YY Ahn, an associate professor of informatics and computing at the Luddy School of Informatics, Computing and Engineering, has received a grant from the National Science Foundation’s new Technology Innovation and Partnerships initiative for the U.S. to secure critical technologies.
IU will receive about $150,000 of the $4 million, one-year grant.
Ahn says the Covid-19 pandemic exposed supply-chain vulnerability and re-asserted the importance of critical technologies. Reacting to this, he says, Congress recently passed an ambitious “CHIPS and Science” act that invests more than $200 billion dollars in scientific research and the capacity to secure those critical technologies.
The TIP directorate is designed to accelerate the development and deployment of next-generation technology, help meet economic and societal needs, and produce new high-wage jobs through a network of experts able to define and assess America’s current and future ability to produce innovative critical technologies.
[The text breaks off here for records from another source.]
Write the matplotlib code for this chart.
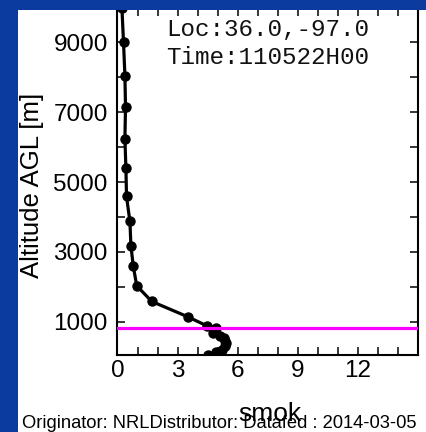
import numpy as np
import matplotlib
matplotlib.use("Agg")
import matplotlib.pyplot as plt
from matplotlib.patches import Rectangle
from matplotlib.ticker import MultipleLocator

# profile: altitude AGL [m] vs smok
altitude = [50, 120, 200, 290, 380, 460, 530, 600, 673, 750, 816, 883,
            1132, 1579, 2029, 2582, 3175, 3871, 4588, 5401, 6232, 7157,
            8046, 9010, 10000]
smok = [4.5, 4.9, 5.2, 5.35, 5.4, 5.35, 5.3, 5.1, 4.75, 4.8, 4.9, 4.45,
        3.54, 1.71, 0.96, 0.79, 0.67, 0.62, 0.45, 0.42, 0.37, 0.40,
        0.37, 0.30, 0.22]
pbl_height = 820  # magenta line
yticks = [1000, 3000, 5000, 7000, 9000]
xticks = [0, 3, 6, 9, 12]

W, H = 427, 432
fig = plt.figure(figsize=(W / 100, H / 100), dpi=100)
fig.patch.set_facecolor("#0b3b9e")

# white panel behind the chart
fig.add_artist(Rectangle((18 / W, 0), 1 - 18 / W, 1 - 10 / H,
                         transform=fig.transFigure, facecolor="white",
                         edgecolor="none", zorder=-1))

ax = fig.add_axes([117.5 / W, 1 - 355 / H, 300.5 / W, (355 - 7.6) / H])
ax.set_facecolor("white")

ax.plot(smok, altitude, color="black", lw=2.3, marker="o", ms=6.5,
        zorder=3, clip_on=True)
ax.axhline(pbl_height, color="#ff00ff", lw=2.3, zorder=4)

ax.set_xlim(0, 15)
ax.set_ylim(45, 10000)
ax.set_xticks(xticks)
ax.set_yticks(yticks)
ax.xaxis.set_minor_locator(MultipleLocator(1))
ax.yaxis.set_minor_locator(MultipleLocator(1000))

for s in ax.spines.values():
    s.set_linewidth(1.5)

ax.tick_params(which="both", direction="in", top=True, right=True,
               length=5.5, width=1.1, color="black")
ax.tick_params(axis="y", which="major", pad=7, labelsize=17.5)
ax.tick_params(axis="x", which="major", pad=3.5, labelsize=17.5)
for lab in ax.get_xticklabels() + ax.get_yticklabels():
    lab.set_fontfamily("Liberation Sans")

# annotation box text, positions in pixels converted to axes fraction
ax_h = 355 - 7.6
ax.text((166 - 117.5) / 300.5, 1 - (36 - 7.6) / ax_h, "Loc:36.0,-97.0",
        transform=ax.transAxes, family="Liberation Mono", fontsize=17.5,
        va="baseline", ha="left", color="#111111")
ax.text((166 - 117.5) / 300.5, 1 - (64 - 7.6) / ax_h, "Time:110522H00",
        transform=ax.transAxes, family="Liberation Mono", fontsize=17.5,
        va="baseline", ha="left", color="#111111")

fig.text(32 / W, 1 - 185 / H, "Altitude AGL [m]", rotation=90,
         family="Liberation Sans", fontsize=18.5, ha="center", va="center")
fig.text(270 / W, 1 - 421 / H, "smok", family="Liberation Sans",
         fontsize=19, ha="center", va="baseline")
fig.text(22 / W, 1 - 428.5 / H,
         "Originator: NRLDistributor: Datafed : 2014-03-05",
         family="Liberation Sans", fontsize=13.2, ha="left", va="baseline")

# blue band across the top hides the top spine, as in the original
fig.add_artist(Rectangle((0, 1 - 10 / H), 1, 10 / H,
                         transform=fig.transFigure, facecolor="#0b3b9e",
                         edgecolor="none", zorder=10))
fig.add_artist(Rectangle((0, 0), 18 / W, 1,
                         transform=fig.transFigure, facecolor="#0b3b9e",
                         edgecolor="none", zorder=10))

fig.savefig("out.png", dpi=100, facecolor=fig.get_facecolor())
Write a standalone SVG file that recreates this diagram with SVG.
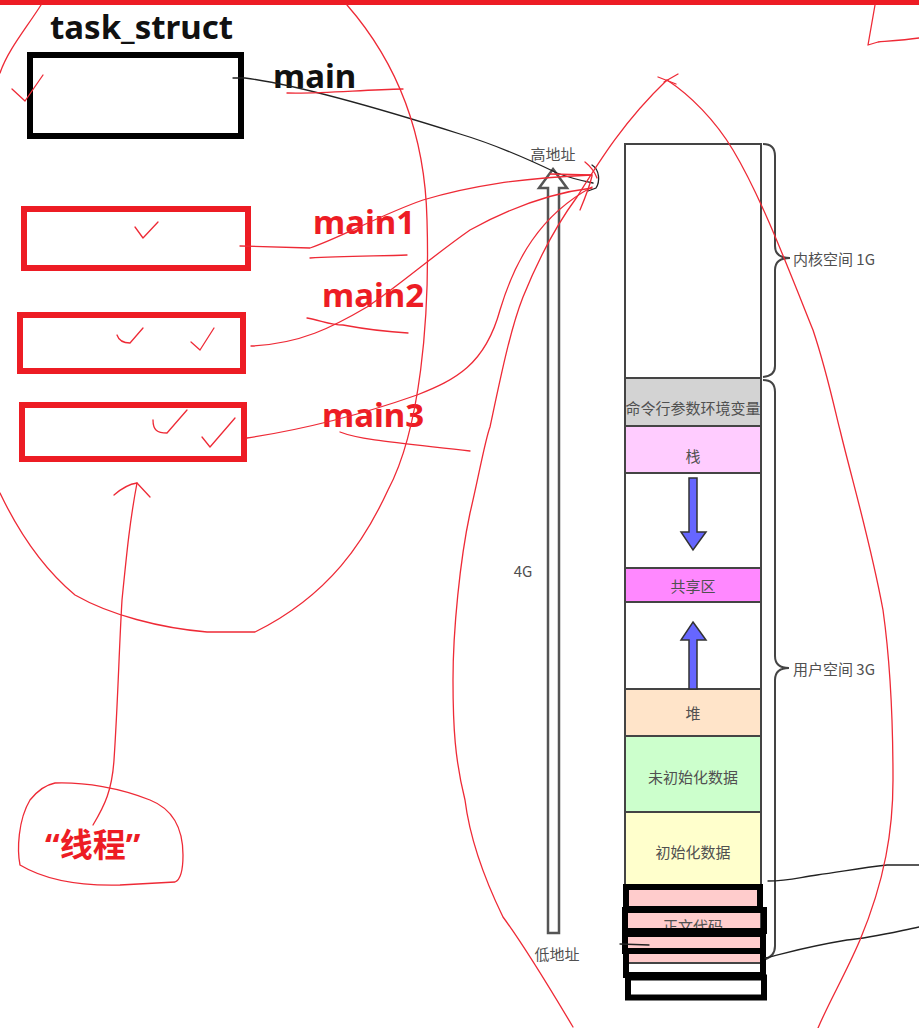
<svg xmlns="http://www.w3.org/2000/svg" width="919" height="1028" viewBox="0 0 919 1028">
<style>
.blk{fill:none;stroke:#000;stroke-width:6}
.redbox{fill:none;stroke:#ed1c24;stroke-width:6}
.pen{fill:none;stroke:#ee2a36;stroke-width:1.3;stroke-linecap:round;stroke-linejoin:round}
.ink{fill:none;stroke:#222;stroke-width:1.3;stroke-linecap:round}
.bigb{font-family:"Noto Sans","Noto Sans CJK SC",sans-serif;font-weight:700;font-size:33px}
.lbl{font-family:"Noto Sans CJK SC","Noto Sans",sans-serif;font-size:15px;fill:#505050;text-anchor:middle;dominant-baseline:central}
.seg{stroke:#444;stroke-width:2}
.brace{fill:none;stroke:#444;stroke-width:2}
.blue{fill:#6666ff;stroke:#333;stroke-width:1.5}
</style>
<rect x="0" y="0" width="919" height="1028" fill="#fff"/>
<rect x="0" y="0" width="919" height="5" fill="#ed1c24"/>

<g id="task_struct">
<text x="50" y="39" class="bigb" font-size="31" fill="#111">task_struct</text>
<rect x="30" y="55" width="211" height="81" class="blk"/>
</g>
<g id="main-label"><text x="273" y="88" class="bigb" fill="#111">main</text></g>
<g id="thread1"><rect x="24" y="209" width="224" height="59" class="redbox"/></g>
<g id="thread2"><rect x="20" y="315" width="223" height="56" class="redbox"/></g>
<g id="thread3"><rect x="22" y="405" width="222" height="54" class="redbox"/></g>
<g id="main1-label"><text x="313" y="234" class="bigb" fill="#ed1c24">main1</text></g>
<g id="main2-label"><text x="322" y="307" class="bigb" fill="#ed1c24">main2</text></g>
<g id="main3-label"><text x="322" y="427" class="bigb" fill="#ed1c24">main3</text></g>
<g id="thread-label"><text x="45" y="857" class="bigb" font-size="34" fill="#ed1c24">“线程”</text></g>

<g id="address-space">
<rect x="625" y="144" width="136" height="234" fill="#fff" class="seg"/>
<rect x="625" y="378" width="136" height="48" fill="#d3d3d3" class="seg"/>
<rect x="625" y="426" width="136" height="47" fill="#ffccff" class="seg"/>
<rect x="625" y="473" width="136" height="95" fill="#fff" class="seg"/>
<rect x="625" y="568" width="136" height="34" fill="#ff88ff" class="seg"/>
<rect x="625" y="602" width="136" height="87" fill="#fff" class="seg"/>
<rect x="625" y="689" width="136" height="47" fill="#ffe4c9" class="seg"/>
<rect x="625" y="736" width="136" height="76" fill="#ccffcc" class="seg"/>
<rect x="625" y="812" width="136" height="73" fill="#ffffcc" class="seg"/>
<rect x="625" y="885" width="136" height="78" fill="#ffcccc" class="seg"/>
<text x="693" y="407" class="lbl">命令行参数环境变量</text>
<text x="693" y="455" class="lbl">栈</text>
<text x="693" y="585" class="lbl">共享区</text>
<text x="693" y="712" class="lbl">堆</text>
<text x="693" y="776" class="lbl">未初始化数据</text>
<text x="693" y="851" class="lbl">初始化数据</text>
<text x="693" y="925" class="lbl">正文代码</text>
<path class="blue" d="M689,478 L697,478 L697,532 L706,532 L693,550 L681,532 L689,532 Z"/>
<path class="blue" d="M693,622 L706,640 L697,640 L697,689 L689,689 L689,640 L681,640 Z"/>
<path class="brace" d="M763,144 Q775,144 775,156 L775,246 Q775,258 790,258 Q775,258 775,270 L775,366 Q775,376 763,377"/>
<path class="brace" d="M763,380 Q775,380 775,392 L775,656 Q775,668 789,668 Q775,668 775,680 L775,946 Q775,957 763,960"/>
<text x="793" y="258" class="lbl" style="text-anchor:start">内核空间 1G</text>
<text x="793" y="668" class="lbl" style="text-anchor:start">用户空间 3G</text>
</g>

<g id="address-arrow">
<path d="M553,169 L567,188 L559,188 L559,933 L548,933 L548,188 L539,188 Z" fill="#fff" stroke="#555" stroke-width="2.5"/>
<text x="553" y="153" class="lbl">高地址</text>
<text x="557" y="953" class="lbl">低地址</text>
<text x="523" y="570" class="lbl" font-size="16">4G</text>
</g>

<g id="text-overlay">
<rect x="626" y="887" width="134" height="22" class="blk"/>
<rect x="625" y="910" width="139" height="21" class="blk"/>
<rect x="625" y="934" width="138" height="17" class="blk"/>
<rect x="626" y="951" width="137" height="24" class="blk"/>
<rect x="628" y="977.5" width="136" height="20" class="blk"/>
</g>

<g id="connectors">
<path class="ink" d="M233,78 L245,78 C300,85 400,115 460,134 C500,146 530,160 557,173 C570,178 583,181 593,183"/>
<path class="ink" d="M592,165 C600,170 600,182 596,188 L588,191"/>
<path class="ink" d="M768,881 C790,881 800,877 817,875 C840,872 860,868 887,865 L919,865"/>
<path class="ink" d="M765,958 C790,952 805,947 847,940 C870,938 890,933 919,927"/>
<path class="ink" d="M620,944 L649,945"/>
<path class="pen" d="M240,246 L310,248 C340,238 380,215 423,200 C470,186 520,178 592,175"/>
<path class="pen" d="M251,346 C300,344 333,327 367,307 C400,285 430,258 470,230 C510,208 550,193 592,188"/>
<path class="pen" d="M247,438 C300,430 360,415 417,395 C455,380 485,365 500,310 C515,260 540,215 592,187"/>
<path class="pen" d="M137,483 C130,520 127,550 122,600 C119,650 118,700 114,760 C112,790 105,805 93,825"/>
<path class="pen" d="M114,495 C122,488 130,484 137,483 L150,497"/>
</g>

<g id="annotations">
<path class="pen" d="M347,5 C395,60 425,130 427,220 C430,320 420,430 388,490 C365,540 330,595 255,632 L207,632 C160,628 110,615 75,595 C45,570 20,535 0,493"/>
<path class="pen" d="M41,5 C25,30 8,50 0,73"/>
<path class="pen" d="M55,783 C85,782 120,788 150,800 C175,810 183,830 183,855 C183,870 180,880 175,882 L120,885 C80,886 45,880 20,865 C17,850 18,820 30,800 C38,790 45,785 55,783 Z"/>
<path class="pen" d="M287,93 C320,94 360,90 403,89"/>
<path class="pen" d="M310,258 C340,256 380,256 407,255"/>
<path class="pen" d="M307,318 C320,320 330,325 343,325 C370,330 390,332 408,333"/>
<path class="pen" d="M340,432 C360,440 400,443 470,451"/>
<path class="pen" d="M573,1027 C545,980 520,940 503,917 C485,880 470,840 465,800 C455,760 453,727 453,680 C453,630 460,560 470,513 C478,480 485,440 490,427 C500,380 510,330 523,297 C540,255 560,220 577,197 C600,160 625,120 667,80 C690,95 715,120 733,150 C760,195 785,260 813,330 C828,375 837,420 840,430 C852,480 870,540 883,610 C890,660 893,720 893,780 C893,830 885,880 860,940 C845,975 830,1000 818,1028"/>
<path class="pen" d="M658,77 L676,84 M678,74 L664,82"/>
<path class="pen" d="M875,5 L868,45 L878,42 C890,41 905,40 919,38"/>
<path class="pen" d="M550,174 L592,175 M580,210 C585,198 590,185 592,176 M585,162 C590,166 594,170 597,178"/>
<path class="pen" d="M12,89 L25,101 L43,75"/>
<path class="pen" d="M135,227 L143,238 L158,222"/>
<path class="pen" d="M117,335 C119,341 123,343 130,343 L143,328"/>
<path class="pen" d="M191,342 L200,350 L214,328"/>
<path class="pen" d="M153,420 C153,430 157,433 167,433 L187,410"/>
<path class="pen" d="M202,437 L210,447 L235,418"/>
</g>
</svg>
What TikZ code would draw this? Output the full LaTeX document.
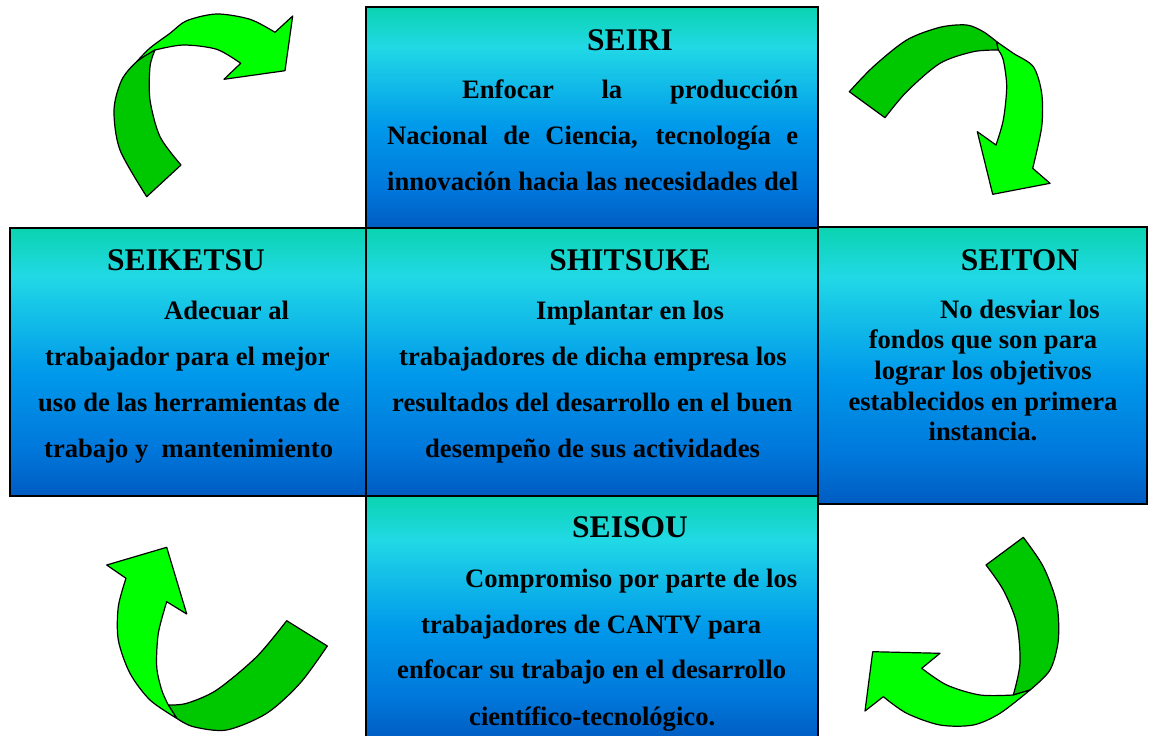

Priorities include artificial intelligence, biotechnology, energy storage and semiconductors.
This one-year pilot will create a broad network of scientists, scholars, and practitioners to understand and create rigorous methodologies for critical technology assessments. Congress will receive a final report.
The primary investigator is Erica Fuchs, a professor at Carnegie Mellon University’s Department of Engineering and Public Policy.
“I’m thrilled to be a part of the network that will represent the U.S.,” Ahn says. “The team features so many outstanding scholars across the country. I’m excited to work with them.”
Ahn says critical technologies go beyond research and scientific importance.
“It’s also about the complex supply chain,” he says. “This project will build nicely on our existing projects about the science of science.”